What i am trying to understand is...... What is wrong with some people?? Why do people say they care and that they love someone and that they will always be there for someone but yet when it comes to the tough times they run away?
I always thought i could rely on certain people to be here for me during my dark times. But i am currently facing one of the most scariest things i have ever had to face and yet the ones who i thought i could count on are the ones who are furthest away.
My entire life i have always been the one who goes running anytime a family member or friend needed help.... But for some reason i can't seem to get that same respect and loyalty back.
I think what is super strange is that i am getting so close to people who i normally am not that close to and getting further away from the people who i used to be so close too.

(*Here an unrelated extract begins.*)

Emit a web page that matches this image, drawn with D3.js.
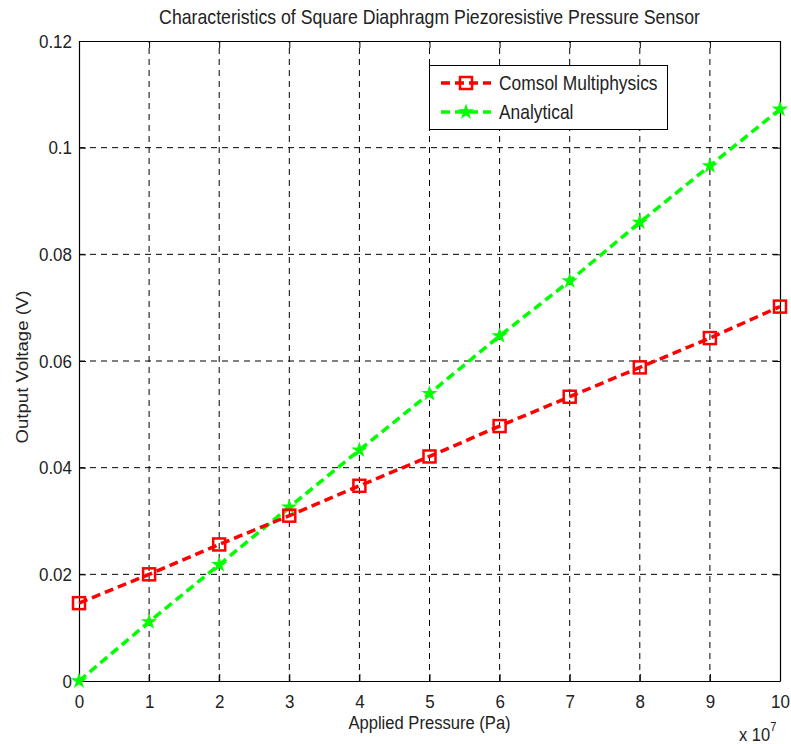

Why is it that in a terrible situation you have some people who become closer to you and others that end up further away? Is it because the ones who are normal close are sick of me? Or are they scared of facing what is the reality of this illness? Am i closer to the people who i am not normally close to because they know what its like to be alone during a health battle?
So many possibilities..... But i think there is one thing i would like to say to EVERYONE!! If you are going to say you are going to stand by someone then you better do it! Dont run when things get tough! Stand there! Be the rock that they need! I am so over being left when i need people and it happens to so many people around me!
If you don't have what it takes to love support and stand by then through the good the bad and the ugly then don't stand next to them at all! I for one would rather have no one and fight alone then think i have a army of support and discover i have no one!